[What to do] Repeat each line of the material below exactly as it appears, minus any pictures.

----------------------------------------

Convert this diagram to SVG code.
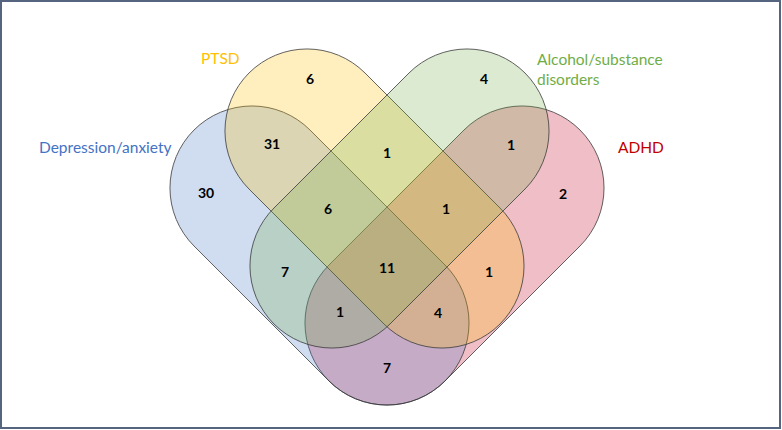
<svg xmlns="http://www.w3.org/2000/svg" width="782" height="430" viewBox="0 0 782 430">
<style>
.set{stroke:#3a3a3a;stroke-width:0.8;stroke-linejoin:round}
.num{font-family:Lato,"Open Sans","Liberation Sans",sans-serif;font-weight:bold;font-size:14px;fill:#000;text-anchor:middle;dominant-baseline:central}
.lbl{font-family:Lato,"Open Sans","Liberation Sans",sans-serif;font-size:15.5px}
</style>
<rect x="1" y="1" width="779" height="427" fill="#ffffff" stroke="#56657f" stroke-width="2"/>
<g id="adhd">
<path class="set" fill="#C8102E" fill-opacity="0.27" d="M464,130 L329,265 A82,82 0 0 0 329,381 A82,82 0 0 0 445,381 L580,246 A82,82 0 0 0 580,130 A82,82 0 0 0 464,130 Z"/>
<text class="lbl" x="618" y="153" fill="#C00000">ADHD</text>
</g>
<g id="depression">
<path class="set" fill="#4472C4" fill-opacity="0.25" d="M310,130 L445,265 A82,82 0 0 1 445,381 A82,82 0 0 1 329,381 L194,246 A82,82 0 0 1 194,130 A82,82 0 0 1 310,130 Z"/>
<text class="lbl" x="39" y="153" fill="#4472C4">Depression/anxiety</text>
</g>
<g id="ptsd">
<path class="set" fill="#FFC000" fill-opacity="0.25" d="M365,73 L500,208 A82,82 0 0 1 500,324 A82,82 0 0 1 384,324 L249,189 A82,82 0 0 1 249,73 A82,82 0 0 1 365,73 Z"/>
<text class="lbl" x="201" y="64" fill="#FFC000">PTSD</text>
</g>
<g id="alcohol">
<path class="set" fill="#70AD47" fill-opacity="0.25" d="M409,73 L274,208 A82,82 0 0 0 274,324 A82,82 0 0 0 390,324 L525,189 A82,82 0 0 0 525,73 A82,82 0 0 0 409,73 Z"/>
<text class="lbl" x="537" y="65" fill="#70AD47">Alcohol/substance</text>
<text class="lbl" x="537" y="85" fill="#70AD47">disorders</text>
</g>
<g id="connectors"></g>
<g id="counts">
<text class="num" x="310" y="78">6</text>
<text class="num" x="484" y="78">4</text>
<text class="num" x="272" y="143">31</text>
<text class="num" x="387" y="152">1</text>
<text class="num" x="511" y="144">1</text>
<text class="num" x="206" y="192">30</text>
<text class="num" x="563" y="193">2</text>
<text class="num" x="328" y="208">6</text>
<text class="num" x="446" y="208">1</text>
<text class="num" x="285" y="271">7</text>
<text class="num" x="387" y="267">11</text>
<text class="num" x="489" y="271">1</text>
<text class="num" x="340" y="311">1</text>
<text class="num" x="438" y="312">4</text>
<text class="num" x="387" y="367">7</text>
</g>
</svg>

----------------------------------------

[Output of the exercise]
Convert this diagram to SVG code.
<svg xmlns="http://www.w3.org/2000/svg" width="782" height="430" viewBox="0 0 782 430">
<style>
.set{stroke:#3a3a3a;stroke-width:0.8;stroke-linejoin:round}
.num{font-family:Lato,"Open Sans","Liberation Sans",sans-serif;font-weight:bold;font-size:14px;fill:#000;text-anchor:middle;dominant-baseline:central}
.lbl{font-family:Lato,"Open Sans","Liberation Sans",sans-serif;font-size:15.5px}
</style>
<rect x="1" y="1" width="779" height="427" fill="#ffffff" stroke="#56657f" stroke-width="2"/>
<g id="adhd">
<path class="set" fill="#C8102E" fill-opacity="0.27" d="M464,130 L329,265 A82,82 0 0 0 329,381 A82,82 0 0 0 445,381 L580,246 A82,82 0 0 0 580,130 A82,82 0 0 0 464,130 Z"/>
<text class="lbl" x="618" y="153" fill="#C00000">ADHD</text>
</g>
<g id="depression">
<path class="set" fill="#4472C4" fill-opacity="0.25" d="M310,130 L445,265 A82,82 0 0 1 445,381 A82,82 0 0 1 329,381 L194,246 A82,82 0 0 1 194,130 A82,82 0 0 1 310,130 Z"/>
<text class="lbl" x="39" y="153" fill="#4472C4">Depression/anxiety</text>
</g>
<g id="ptsd">
<path class="set" fill="#FFC000" fill-opacity="0.25" d="M365,73 L500,208 A82,82 0 0 1 500,324 A82,82 0 0 1 384,324 L249,189 A82,82 0 0 1 249,73 A82,82 0 0 1 365,73 Z"/>
<text class="lbl" x="201" y="64" fill="#FFC000">PTSD</text>
</g>
<g id="alcohol">
<path class="set" fill="#70AD47" fill-opacity="0.25" d="M409,73 L274,208 A82,82 0 0 0 274,324 A82,82 0 0 0 390,324 L525,189 A82,82 0 0 0 525,73 A82,82 0 0 0 409,73 Z"/>
<text class="lbl" x="537" y="65" fill="#70AD47">Alcohol/substance</text>
<text class="lbl" x="537" y="85" fill="#70AD47">disorders</text>
</g>
<g id="connectors"></g>
<g id="counts">
<text class="num" x="310" y="78">6</text>
<text class="num" x="484" y="78">4</text>
<text class="num" x="272" y="143">31</text>
<text class="num" x="387" y="152">1</text>
<text class="num" x="511" y="144">1</text>
<text class="num" x="206" y="192">30</text>
<text class="num" x="563" y="193">2</text>
<text class="num" x="328" y="208">6</text>
<text class="num" x="446" y="208">1</text>
<text class="num" x="285" y="271">7</text>
<text class="num" x="387" y="267">11</text>
<text class="num" x="489" y="271">1</text>
<text class="num" x="340" y="311">1</text>
<text class="num" x="438" y="312">4</text>
<text class="num" x="387" y="367">7</text>
</g>
</svg>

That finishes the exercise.